No, they both turn into matters of integrity when a half truth is
intentionally used to advance a political agenda. Gilmore has repeatedly
used the 650 figure as evidence in his attacks on the CA model. He does not
put in the caveats that the authors used in the paper, nor does the EFF in
their press releases.

So its kind of a Fox News type approach of introducing a report that makes
a misleading claim and then repeat the headline constantly. When challenged
go running back to the report and say 'hey look, we did put a caveat'.

Sorry, that is a dishonest way to conduct a debate.


>> This rumor is a bunch of bullshit and I can't believe it spilled onto
> >> this list too.
> >>
> >
> > The Iranian government runs a Warez site filled with all sorts of
> software
> > that is not legally for sale in Iran.
>
> Citation please.


Personal conversation with US intelligence.`

Feel free to discount the source if you like.

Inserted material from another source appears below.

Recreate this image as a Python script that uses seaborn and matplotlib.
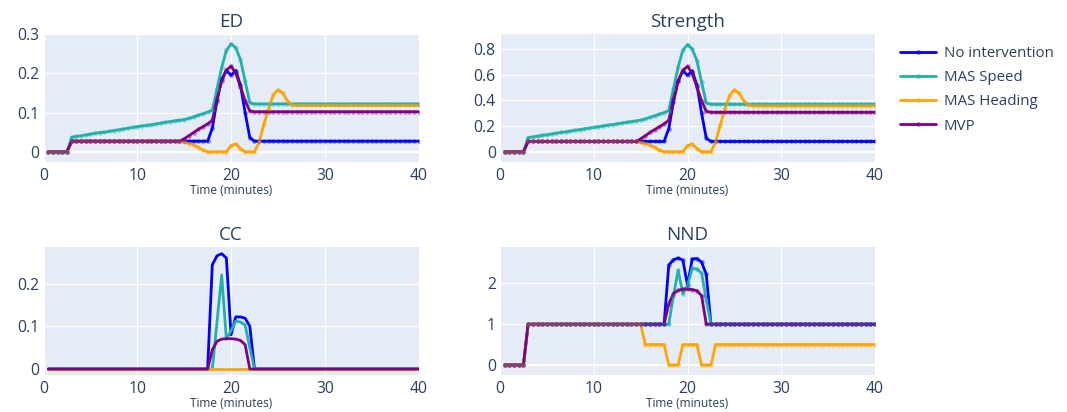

But I somehow doubt that they
would be wanting to give the Iranian regime ideas. If they were not doing
it earlier they are quite definitely aware of the tactic since I talked
about it on the VoA and BBC World Service Persian editions.



> > So I would not discount the possibility of there being IRG versions of
> Tor
> > in circulation. In fact it seems rather likely that they have done that
> > already.
>
> What do you base this on? We'd love to see a sample - feel free to send
> us some evidence.
>

Well it should be quite easy to duplicate the work. We know that it is
imposible to buy Microsoft Windows legally in Iran. Ergo there must be some
alternative distribution system.

Why wouldn't they try to compromise the machines? Seems like an obvious
attack for them to do. If the US government tells me that Iran is following
a course of action that is obvious to me I tend to believe them unless
proven otherwise.


In any case, I hardly see what any of this has to do with the
> allegations from the parent post. It appears to be slander with
> absolutely no factual backing.
>

The connection is that none of us can simply assume that others will
believe us when we claim to be acting in good faith.

The standard here is not 'prove that I am a liar'. As a CA I have to
convince people that they can trust me. And that is the standard that you
will have to try to meet if you ever want to replace me. It is not a fair
standard at all. But it is the standard that rules.


All these systems are turtles stacked on turtles. It is really easy to
design a system that works if you are allowed to insert a single magic
turtle that is absolutely trustworthy into the stack.

And is it really easy to collapse someone else's stack by pointing out that
their turtle may not be trustworthy after all.

If you want to go round pointing at other people's magic turtles and point
out that they are not so magic then they get to point out your magic
turtles.


DANE has a magic turtle called ICANN. In the case of Convergence the
description does not even begin to explain what the turtle is let alone why
it could be magic.

The solution in my view is to move from relying on a single turtle to a
system where more than one turtle has to break.